Ni para las almas ni para los cuerpos

La noche del 31, los niños salían de sus casas con una bolsa y recorrían las casas de los vecinos pidiendo frutos secos y dulces. Siempre siguiendo la misma fórmula de diálogo: «Què hi ha res per les ànimes? Ni res pels cossos. Mal te caigui el cul a trossos. I tu el recullis a mossos. Per mi ses molles, i per tu els ossos». En las bolsas acababan cayendo frutos secos y algo de fruta. «Era muy extraño que nos dieran pedos de monja o galletas y mucho más aún que acabarámos con algún panellet», matiza.

Esos frutos secos y los que compraban las familias eran los que se llevaban a la trencada popular que, en el caso de Vila, se celebraba junto a Sant Elm. «Todo el mundo ofrecía lo que llevaba a los demás», insiste el presidente del Institut, que señala que ese mismo espíritu es el que se quiere recuperar en la fiesta que la entidad celebra mañana en Sant Llorenç. Los que no tenían mazas descascarillaban los frutos secos con un còdol. «Entonces se compraban los piñones por almudes (unidad de medida muy utilizada en el medio rural hasta hace algunas décadas) y procurábamos tener suficientes.
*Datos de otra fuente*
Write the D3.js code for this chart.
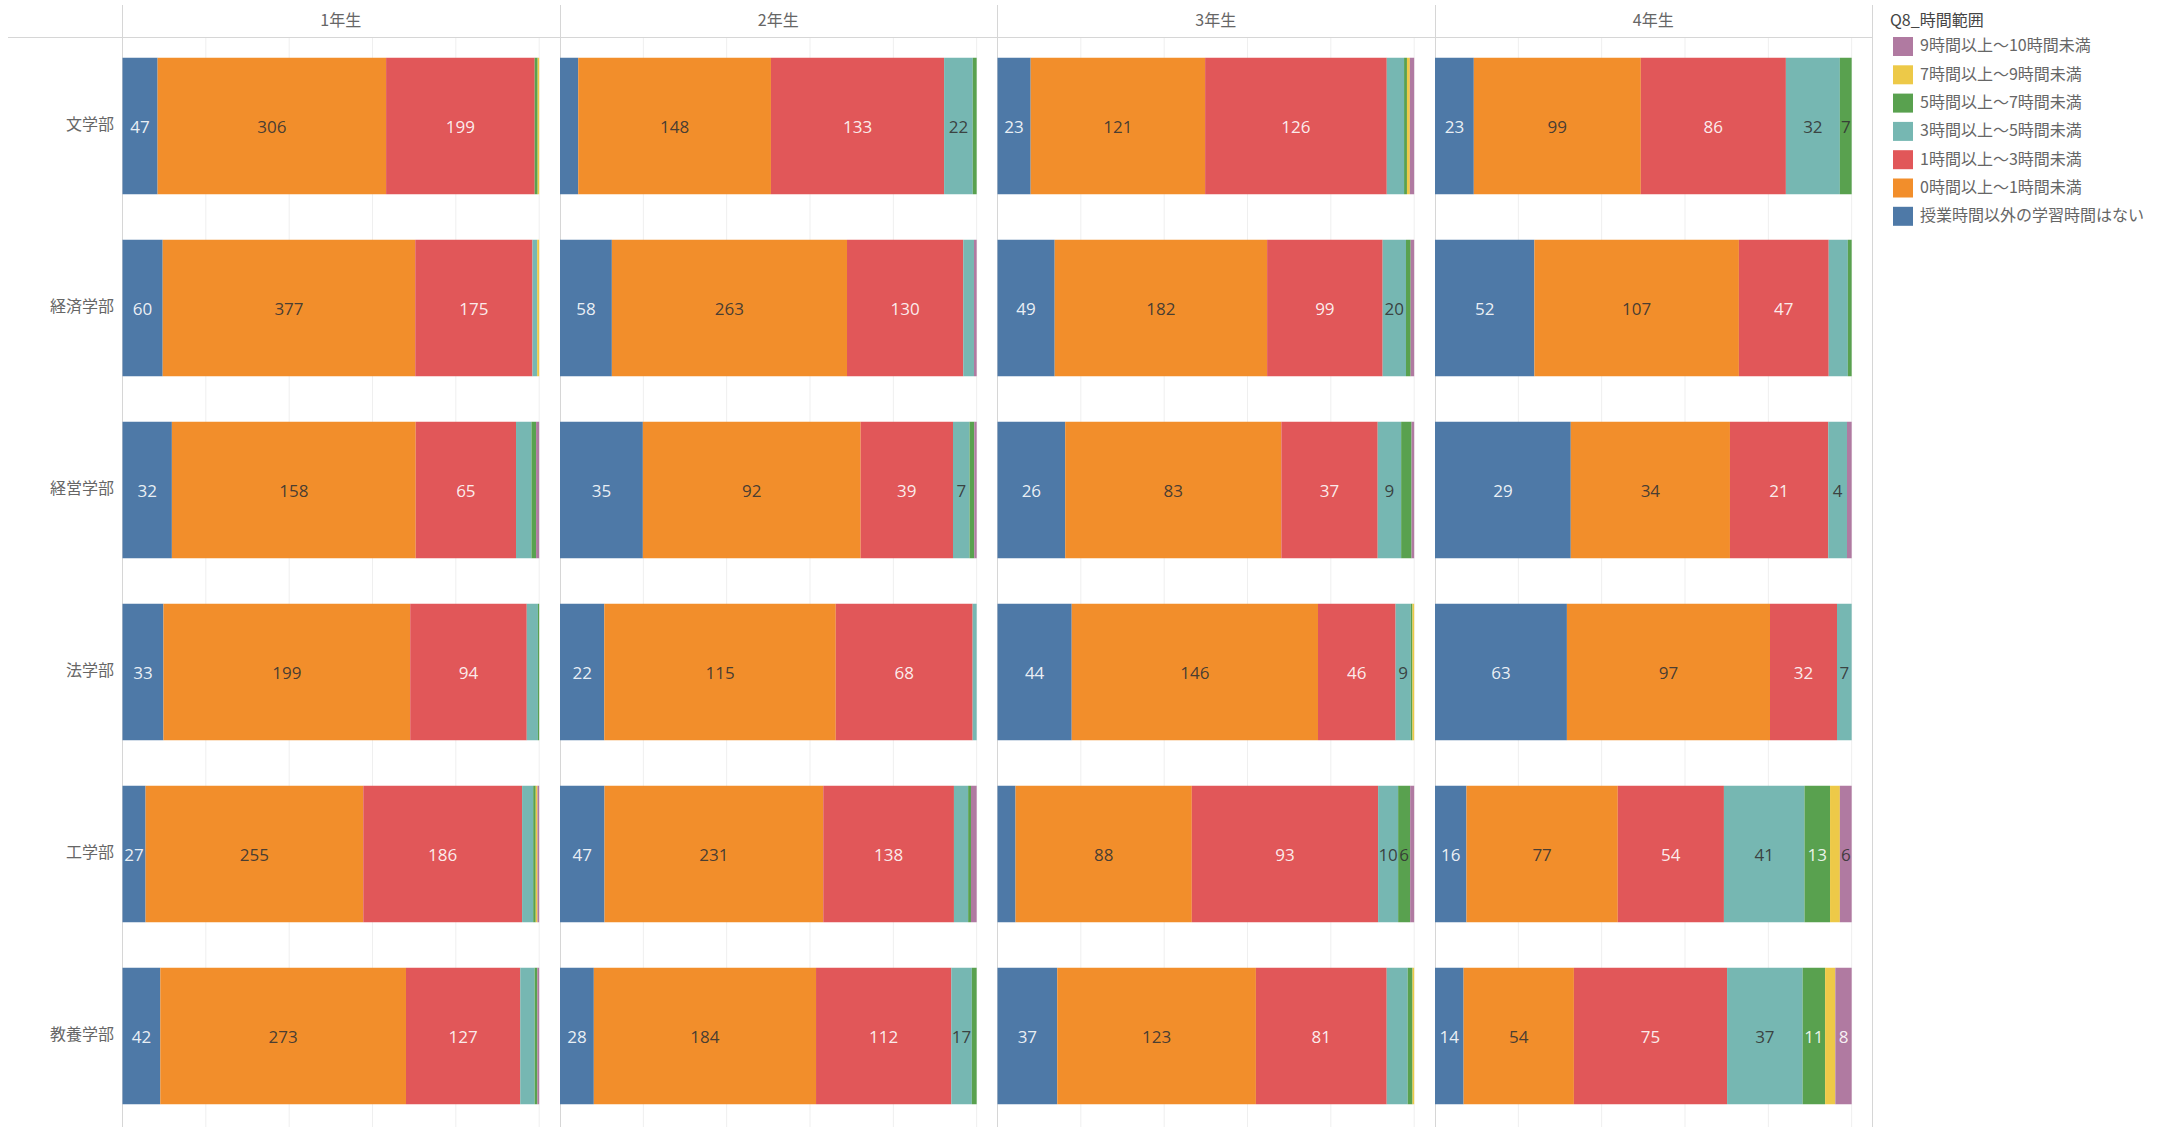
<!DOCTYPE html>
<html><head><meta charset="utf-8">
<script src="https://cdn.jsdelivr.net/npm/d3@7"></script>
<style>
html,body{margin:0;padding:0;background:#fff;}
svg{display:block;}
</style>
</head><body>
<script>
// ---------- data ----------
const timeRanges = [
  "授業時間以外の学習時間はない",
  "0時間以上～1時間未満",
  "1時間以上～3時間未満",
  "3時間以上～5時間未満",
  "5時間以上～7時間未満",
  "7時間以上～9時間未満",
  "9時間以上～10時間未満"
];
const faculties = ["文学部","経済学部","経営学部","法学部","工学部","教養学部"];
const years = ["1年生","2年生","3年生","4年生"];
const legendTitle = "Q8_時間範囲";

// counts per faculty (rows) in timeRanges order
const year1 = [
  [47,306,199,0,4,2,0],
  [60,377,175,7,0,3,0],
  [32,158,65,10,3,0,2],
  [33,199,94,9,1,0,0],
  [27,255,186,13,3,2,2],
  [42,273,127,16,3,0,2]
];
const year2 = [
  [14,148,133,22,3,0,0],
  [58,263,130,12,0,0,3],
  [35,92,39,7,2,0,1],
  [22,115,68,2,0,0,0],
  [47,231,138,15,3,0,6],
  [28,184,112,17,4,0,0]
];
const year3 = [
  [23,121,126,12,2,2,3],
  [49,182,99,20,4,0,3],
  [26,83,37,9,4,0,1],
  [44,146,46,9,1,1,0],
  [9,88,93,10,6,0,2],
  [37,123,81,13,3,1,0]
];
const year4 = [
  [23,99,86,32,7,0,0],
  [52,107,47,10,2,0,0],
  [29,34,21,4,0,0,1],
  [63,97,32,7,0,0,0],
  [16,77,54,41,13,5,6],
  [14,54,75,37,11,5,8]
];
const yearData = [year1, year2, year3, year4];

// segments whose value label the reference leaves out / keeps despite width
const labelHidden = [["1年生","法学部",3],["3年生","工学部",0],["3年生","教養学部",3]];
const labelForced = [["3年生","工学部",3]];

const colors = ["#4e79a7","#f28e2b","#e15759","#76b7b2","#59a14f","#edc948","#b07aa1"];
const whiteText = [true,false,true,false,true,false,true];

// ---------- layout ----------
const W = 2170, H = 1127;
const headerY = 37;
const svg = d3.select("body").append("svg").attr("width", W).attr("height", H);

const panel = d3.scaleBand().domain(years).range([122, 1872]);
const x = d3.scaleLinear().domain([0, 1.05]).range([0, panel.bandwidth()]);
const y = d3.scaleBand().domain(faculties).range([35, 1127]).paddingInner(0.25).paddingOuter(0.125);
const color = d3.scaleOrdinal().domain(d3.range(7)).range(colors);

const labelFont = "'Open Sans', 'Noto Sans CJK JP', sans-serif";
const jpFont = "'Noto Sans CJK JP', 'Noto Sans', sans-serif";

const inList = (list, yr, fac, k) => list.some(e => e[0] === yr && e[1] === fac && e[2] === k);

// gridlines
years.forEach(yr => {
  const g = svg.append("g").attr("transform", `translate(${panel(yr)},0)`);
  g.selectAll("line.grid").data([0.2,0.4,0.6,0.8,1.0]).join("line")
    .attr("x1", d => x(d) + 0.5).attr("x2", d => x(d) + 0.5)
    .attr("y1", headerY).attr("y2", H)
    .attr("stroke", "#efefef").attr("stroke-width", 1);
});

// frame lines
svg.append("line").attr("x1", 8).attr("x2", 1872).attr("y1", headerY + 0.5).attr("y2", headerY + 0.5)
  .attr("stroke", "#d6d6d6");
const seps = years.map(yr => panel(yr)).concat([panel.range()[1]]);
svg.selectAll("line.sep").data(seps).join("line")
  .attr("x1", d => Math.round(d) + 0.5).attr("x2", d => Math.round(d) + 0.5)
  .attr("y1", 5).attr("y2", H).attr("stroke", "#d6d6d6");

// headers
svg.selectAll("text.hdr").data(years).join("text")
  .attr("x", d => panel(d) + panel.bandwidth() / 2).attr("y", 22)
  .attr("text-anchor", "middle").attr("dominant-baseline", "middle")
  .attr("font-family", jpFont).attr("font-size", 16).attr("fill", "#666")
  .text(d => d);

// row labels
svg.selectAll("text.row").data(faculties).join("text")
  .attr("x", 114).attr("y", d => y(d) + y.bandwidth() / 2)
  .attr("text-anchor", "end").attr("dominant-baseline", "middle")
  .attr("font-family", jpFont).attr("font-size", 16).attr("fill", "#666")
  .text(d => d);

// bars
const stack = d3.stack().keys(d3.range(7)).value((d, k) => d[k]).offset(d3.stackOffsetExpand);

years.forEach((yr, yi) => {
  const rows = yearData[yi];
  const series = stack(rows);
  const g = svg.append("g").attr("transform", `translate(${panel(yr) + 0.5},0)`);
  series.forEach(s => {
    const k = s.key;
    s.forEach((seg, fi) => {
      const v = rows[fi][k];
      if (!v) return;
      const x0 = x(seg[0]), x1 = x(seg[1]);
      const fac = faculties[fi];
      g.append("rect")
        .attr("x", x0).attr("width", Math.max(0, x1 - x0))
        .attr("y", y(fac)).attr("height", y.bandwidth())
        .attr("fill", color(k));
      const w = x1 - x0;
      const t = g.append("text")
        .attr("x", (x0 + x1) / 2).attr("y", y(fac) + y.bandwidth() / 2)
        .attr("text-anchor", "middle").attr("dominant-baseline", "central")
        .attr("font-family", labelFont).attr("font-size", 17)
        .text(v);
      const tw = t.node().getComputedTextLength();
      const forced = inList(labelForced, yr, fac, k);
      if ((!forced && tw + 1 > w) || inList(labelHidden, yr, fac, k)) { t.remove(); return; }
      const white = whiteText[k] && (k < 3 || w >= tw + 2.5);
      t.attr("fill", white ? "#ffffff" : "#333333").attr("fill-opacity", 0.9);
    });
  });
});

// legend
const lg = svg.append("g").attr("transform", "translate(1888,0)");
lg.append("text").attr("x", 2).attr("y", 22).attr("dominant-baseline", "middle")
  .attr("font-family", jpFont).attr("font-size", 16).attr("fill", "#444").text(legendTitle);
const legendOrder = d3.range(7).reverse();
const items = lg.selectAll("g.item").data(legendOrder).join("g")
  .attr("transform", (d, i) => `translate(5,${37 + i * 28.3})`);
items.append("rect").attr("width", 20).attr("height", 19).attr("fill", d => color(d));
items.append("text").attr("x", 27).attr("y", 10).attr("dominant-baseline", "middle")
  .attr("font-family", jpFont).attr("font-size", 16).attr("fill", "#666")
  .text(d => timeRanges[d]);
</script>
</body></html>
Lo que no recuerdo es si después de la fiesta nos preocupábamos de barrer las cáscaras», confiesa.

Al caer la noche, todos volvían a casa para la cena. «Se colgaban más rosarios en los cuellos de los niños de los que se rezaban», ironiza. «Alguien de la familia hacía buñuelos y nos los comíamos», apunta. En contra de lo que se pueda pensar, Marià Serra destaca que los panellets no eran un dulce habitual de estas fechas en las casas de la isla. Eran demasiado caros para la mayoría. «Teníamos la alegría de verlos en los escaparates de las pastelerías y la tristeza de no probarlos», recuerda con melancolía.

El día 1 las familias acudían a la misa de tres, para la que la iglesia de perfumaba con incienso. «Se rezaba por las almas y se les compraban flores. En casa, se procuraba encender velas. Eran tan delgadas que se les llamaba cerillas», recuerda el presidente del IEE que lamenta que cada año Halloween come más terreno a las tradiciones de las Pitiusas. «Sé que a los niños les gusta disfrazarse, pero en lugar de de demonios o brujas yo pediría a los padres que los vistieran de algo más relacionado con nuestra cultura, de barruguet, por ejemplo», propone.

En el campo, las familias vivían esta fiesta como un cambio en el ciclo vital. Allí no había rosarios para los niños excepto si algún familiar había bajado a la ciudad. «Era el momento en que las noches se alargaban y los días se hacían más cortos. Era el inicio del reposo, con todo sembrado», indica poco antes de entrar en la cocina de su casa para preparar panellets con su familia.